* WORK TO COMPLETE:
The lines from the top of the material below through the line containing "shrinkB=7, mutation_scale=12))" are to be printed exactly, with pictures omitted.

■ ■ ■ ■ ■

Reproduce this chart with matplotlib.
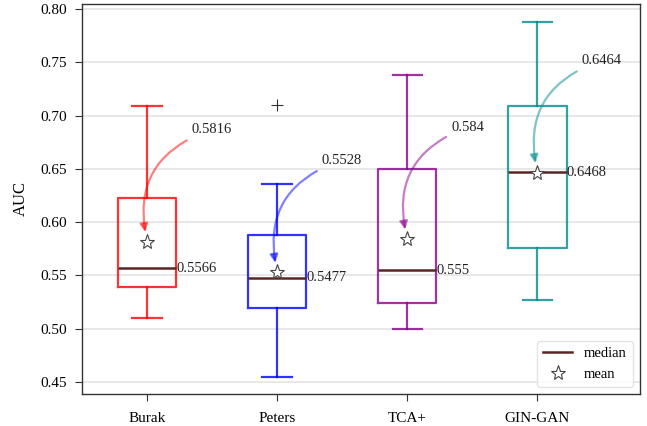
import matplotlib
matplotlib.use("Agg")
import matplotlib.pyplot as plt
from matplotlib.lines import Line2D

plt.rcParams['font.family'] = ['Liberation Serif', 'DejaVu Serif']

categories = ["Burak", "Peters", "TCA+", "GIN-GAN"]
whislo = [0.510, 0.455, 0.500, 0.527]
q1 = [0.5395, 0.519, 0.524, 0.576]
med = [0.5566, 0.5477, 0.555, 0.6468]
q3 = [0.623, 0.588, 0.650, 0.709]
whishi = [0.709, 0.6355, 0.738, 0.788]
means = [0.5816, 0.5528, 0.584, 0.6464]
fliers = [[], [0.7097], [], []]
colors = ["red", "blue", "darkmagenta", "darkcyan"]
yticks = [0.45, 0.50, 0.55, 0.60, 0.65, 0.70, 0.75, 0.80]

fig = plt.figure(figsize=(6.47, 4.26), dpi=100)
ax = fig.add_axes([82/647, 32/426, 558/647, 390/426])

ax.set_axisbelow(True)
ax.yaxis.grid(True, color="#e6e6e6", lw=1.3)

positions = list(range(1, len(categories) + 1))
for i, p in enumerate(positions):
    st = [dict(whislo=whislo[i], q1=q1[i], med=med[i], q3=q3[i],
               whishi=whishi[i], fliers=fliers[i], mean=means[i])]
    c = colors[i]
    ax.bxp(st, positions=[p], widths=0.45, showmeans=True,
           boxprops=dict(color=c, lw=1.6, alpha=0.8),
           whiskerprops=dict(color=c, lw=1.6, alpha=0.8),
           capprops=dict(color=c, lw=1.6, alpha=0.8),
           medianprops=dict(color="#5a2525", lw=1.8),
           meanprops=dict(marker="*", markerfacecolor="white",
                          markeredgecolor="#444444", markersize=11,
                          markeredgewidth=0.8, linestyle="none"),
           flierprops=dict(marker="+", markeredgecolor="#333333",
                           markersize=9, markeredgewidth=0.8))
    # median label
    ax.text(p + 0.225, med[i], str(med[i]), ha="left", va="center",
            fontsize=10.5, color="#222222")
    # mean annotation
    ax.annotate(str(means[i]), xy=(p, means[i]),
                xytext=(p + 0.34, means[i] + 0.105),
                ha="left", va="center", fontsize=10.5, color="#222222",
                arrowprops=dict(arrowstyle="-|>", color=c, alpha=0.5, lw=1.6,
                                connectionstyle="arc3,rad=0.45",
                                shrinkB=7, mutation_scale=12))

ax.set_xticks(positions)
ax.set_xticklabels(categories, fontsize=11)
ax.set_yticks(yticks)
ax.set_yticklabels([f"{v:.2f}" for v in yticks], fontsize=11)
ax.set_xlim(0.5, 4.79)
ax.set_ylim(0.4387, 0.8047)
ax.set_ylabel("AUC", fontsize=12, labelpad=8)
ax.tick_params(axis="y", direction="out", length=5, color="#333333", pad=6)
ax.tick_params(axis="x", direction="out", length=5, color="#333333", pad=8)
for s in ax.spines.values():
    s.set_color("#333333")
    s.set_linewidth(1.0)

handles = [Line2D([], [], color="#5a2525", lw=1.8),
           Line2D([], [], marker="*", markerfacecolor="white",
                  markeredgecolor="#444444", markersize=11,
                  markeredgewidth=0.8, linestyle="none")]
ax.legend(handles, ["median", "mean"], loc="lower right", fontsize=10.5,
          frameon=True, edgecolor="#dddddd", fancybox=True)

fig.savefig("out.png", dpi=100)
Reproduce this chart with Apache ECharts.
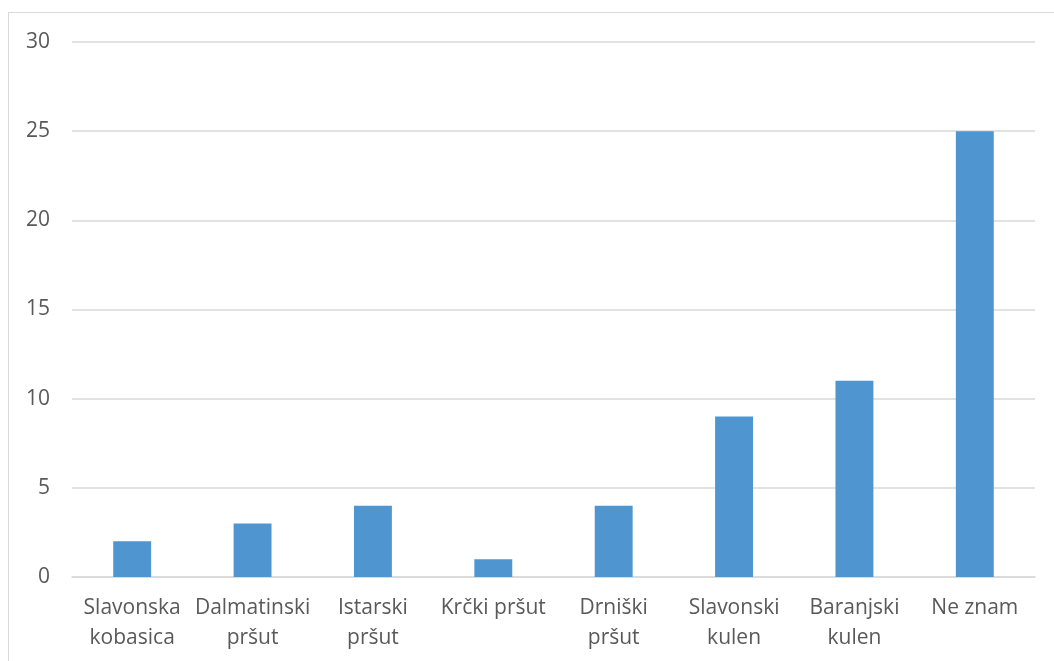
<!DOCTYPE html>
<html><head><meta charset="utf-8">
<script src="https://cdn.jsdelivr.net/npm/echarts@6/dist/echarts.min.js"></script>
<style>
html,body{margin:0;padding:0;background:#fff;}
#frame{position:absolute;left:8px;top:12px;width:1060px;height:660px;border-left:1px solid #d9d9d9;border-top:1px solid #d9d9d9;}
#c{position:absolute;left:0;top:0;width:1054px;height:661px;}
</style></head>
<body>
<div id="frame"></div>
<div id="c"></div>
<script>
const categories = ["Slavonska\nkobasica","Dalmatinski\npršut","Istarski\npršut","Krčki pršut","Drniški\npršut","Slavonski\nkulen","Baranjski\nkulen","Ne znam"];
const values = [2,3,4,1,4,9,11,25];
const yTicks = {min:0,max:30,interval:5};
const chart = echarts.init(document.getElementById('c'));
chart.setOption({
  animation:false,
  grid:{left:72,right:19,top:42,bottom:84,containLabel:false},
  xAxis:{type:'category',data:categories,
    axisLine:{lineStyle:{color:'#d9d9d9',width:1.5}},axisTick:{show:false},
    axisLabel:{color:'#595959',fontSize:21,fontFamily:'Open Sans',lineHeight:30,margin:16,interval:0}},
  yAxis:{type:'value',min:yTicks.min,max:yTicks.max,interval:yTicks.interval,
    axisLine:{show:false},axisTick:{show:false},
    splitLine:{lineStyle:{color:'#d9d9d9',width:1.5}},
    axisLabel:{color:'#595959',fontSize:21,fontFamily:'Open Sans',margin:22}},
  series:[{type:'bar',data:values,barWidth:'31.5%',itemStyle:{color:'#4f96d1'}}]
});
</script>
</body></html>
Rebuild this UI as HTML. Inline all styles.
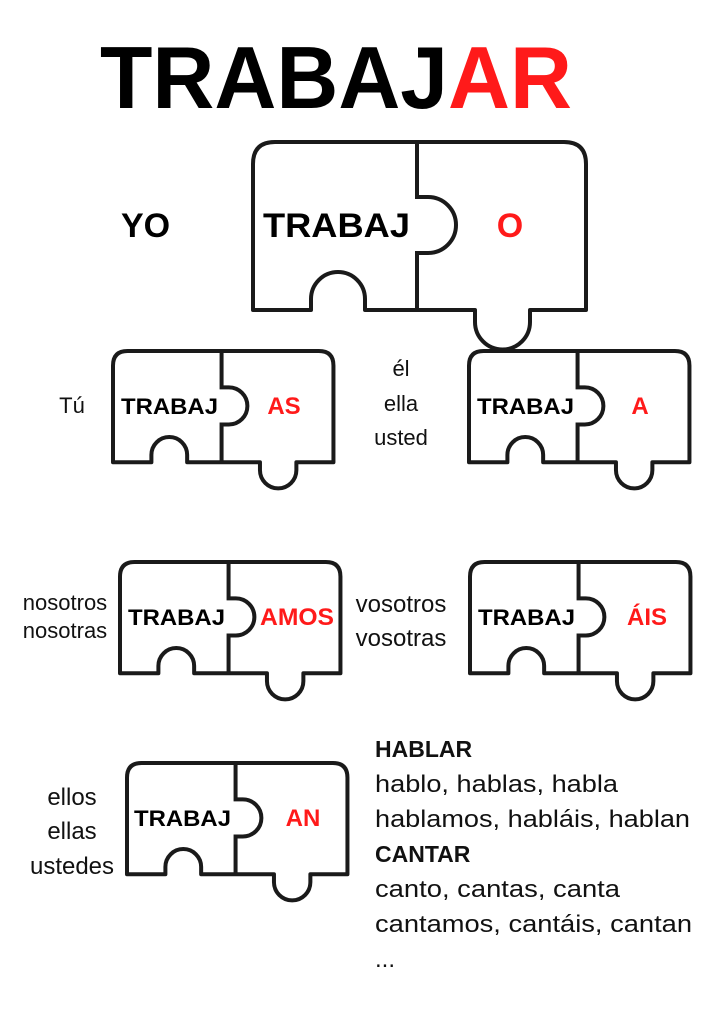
<!DOCTYPE html>
<html><head><meta charset="utf-8"><style>
html,body{margin:0;padding:0;background:#fff}
svg{display:block}
text{font-family:"Liberation Sans",Arial,sans-serif}
.b{font-weight:bold}
.r{fill:#ff1a1a}
</style></head><body>
<svg width="724" height="1024" viewBox="0 0 724 1024" xmlns="http://www.w3.org/2000/svg">
<defs>
<g id="pz">
<path d="M0,168 L0,22 Q0,0 22,0 L311,0 Q333,0 333,22 L333,168 L277,168 L277,180 A27.5,27.5 0 0 1 222,180 L222,168 L112,168 L112,157 A27,27 0 0 0 58,157 L58,168 Z" fill="none" stroke="#1a1a1a" stroke-width="4" vector-effect="non-scaling-stroke" stroke-linejoin="round"/>
<path d="M164,0 L164,55 L175,55 A28,28 0 0 1 175,111 L164,111 L164,168" fill="none" stroke="#1a1a1a" stroke-width="4" vector-effect="non-scaling-stroke"/>
</g>
</defs>
<text x="100" y="108" class="b" font-size="88" textLength="472" lengthAdjust="spacingAndGlyphs">TRABAJ<tspan class="r">AR</tspan></text>

<use href="#pz" transform="translate(253,142)"/>
<use href="#pz" transform="translate(113,351) scale(0.662)"/>
<use href="#pz" transform="translate(469,351) scale(0.662)"/>
<use href="#pz" transform="translate(120,562) scale(0.662)"/>
<use href="#pz" transform="translate(470,562) scale(0.662)"/>
<use href="#pz" transform="translate(127,763) scale(0.662)"/>

<text x="121" y="237" class="b" font-size="34">YO</text>
<text x="263" y="237" class="b" font-size="34" textLength="147" lengthAdjust="spacingAndGlyphs">TRABAJ</text>
<text x="510" y="237" class="b r" font-size="34" text-anchor="middle">O</text>

<g class="b" font-size="22">
<text x="121" y="414" textLength="97" lengthAdjust="spacingAndGlyphs">TRABAJ</text>
<text x="284" y="414" class="r" text-anchor="middle" font-size="24">AS</text>
<text x="477" y="414" textLength="97" lengthAdjust="spacingAndGlyphs">TRABAJ</text>
<text x="640" y="414" class="r" text-anchor="middle" font-size="24">A</text>
<text x="128" y="625" textLength="97" lengthAdjust="spacingAndGlyphs">TRABAJ</text>
<text x="297" y="625" class="r" text-anchor="middle" textLength="74" lengthAdjust="spacingAndGlyphs" font-size="24">AMOS</text>
<text x="478" y="625" textLength="97" lengthAdjust="spacingAndGlyphs">TRABAJ</text>
<text x="647" y="625" class="r" text-anchor="middle" font-size="24">ÁIS</text>
<text x="134" y="826" textLength="97" lengthAdjust="spacingAndGlyphs">TRABAJ</text>
<text x="303" y="826" class="r" text-anchor="middle" font-size="24">AN</text>
</g>

<g font-size="22" fill="#111">
<text x="72" y="413" text-anchor="middle">Tú</text>
<text x="401" y="376" text-anchor="middle">él</text>
<text x="401" y="411" text-anchor="middle">ella</text>
<text x="401" y="445" text-anchor="middle">usted</text>
<text x="65" y="610" text-anchor="middle" font-size="22">nosotros</text>
<text x="65" y="638" text-anchor="middle" font-size="22">nosotras</text>
<text x="401" y="612" text-anchor="middle" font-size="24">vosotros</text>
<text x="401" y="646" text-anchor="middle" font-size="24">vosotras</text>
<text x="72" y="805" text-anchor="middle" font-size="24">ellos</text>
<text x="72" y="839" text-anchor="middle" font-size="24">ellas</text>
<text x="72" y="874" text-anchor="middle" font-size="24">ustedes</text>
</g>

<g font-size="24" fill="#111">
<text x="375" y="757" class="b" font-size="23">HABLAR</text>
<text x="375" y="792" textLength="243" lengthAdjust="spacingAndGlyphs">hablo, hablas, habla</text>
<text x="375" y="827" textLength="315" lengthAdjust="spacingAndGlyphs">hablamos, habláis, hablan</text>
<text x="375" y="862" class="b" font-size="23">CANTAR</text>
<text x="375" y="897" textLength="245" lengthAdjust="spacingAndGlyphs">canto, cantas, canta</text>
<text x="375" y="932" textLength="317" lengthAdjust="spacingAndGlyphs">cantamos, cantáis, cantan</text>
<text x="375" y="967">...</text>
</g>
</svg>
</body></html>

■ ■ ■ ■ ■

* EXERCISE RESPONSE:
Reproduce this chart with matplotlib.
import matplotlib
matplotlib.use("Agg")
import matplotlib.pyplot as plt
from matplotlib.lines import Line2D

plt.rcParams['font.family'] = ['Liberation Serif', 'DejaVu Serif']

categories = ["Burak", "Peters", "TCA+", "GIN-GAN"]
whislo = [0.510, 0.455, 0.500, 0.527]
q1 = [0.5395, 0.519, 0.524, 0.576]
med = [0.5566, 0.5477, 0.555, 0.6468]
q3 = [0.623, 0.588, 0.650, 0.709]
whishi = [0.709, 0.6355, 0.738, 0.788]
means = [0.5816, 0.5528, 0.584, 0.6464]
fliers = [[], [0.7097], [], []]
colors = ["red", "blue", "darkmagenta", "darkcyan"]
yticks = [0.45, 0.50, 0.55, 0.60, 0.65, 0.70, 0.75, 0.80]

fig = plt.figure(figsize=(6.47, 4.26), dpi=100)
ax = fig.add_axes([82/647, 32/426, 558/647, 390/426])

ax.set_axisbelow(True)
ax.yaxis.grid(True, color="#e6e6e6", lw=1.3)

positions = list(range(1, len(categories) + 1))
for i, p in enumerate(positions):
    st = [dict(whislo=whislo[i], q1=q1[i], med=med[i], q3=q3[i],
               whishi=whishi[i], fliers=fliers[i], mean=means[i])]
    c = colors[i]
    ax.bxp(st, positions=[p], widths=0.45, showmeans=True,
           boxprops=dict(color=c, lw=1.6, alpha=0.8),
           whiskerprops=dict(color=c, lw=1.6, alpha=0.8),
           capprops=dict(color=c, lw=1.6, alpha=0.8),
           medianprops=dict(color="#5a2525", lw=1.8),
           meanprops=dict(marker="*", markerfacecolor="white",
                          markeredgecolor="#444444", markersize=11,
                          markeredgewidth=0.8, linestyle="none"),
           flierprops=dict(marker="+", markeredgecolor="#333333",
                           markersize=9, markeredgewidth=0.8))
    # median label
    ax.text(p + 0.225, med[i], str(med[i]), ha="left", va="center",
            fontsize=10.5, color="#222222")
    # mean annotation
    ax.annotate(str(means[i]), xy=(p, means[i]),
                xytext=(p + 0.34, means[i] + 0.105),
                ha="left", va="center", fontsize=10.5, color="#222222",
                arrowprops=dict(arrowstyle="-|>", color=c, alpha=0.5, lw=1.6,
                                connectionstyle="arc3,rad=0.45",
                                shrinkB=7, mutation_scale=12))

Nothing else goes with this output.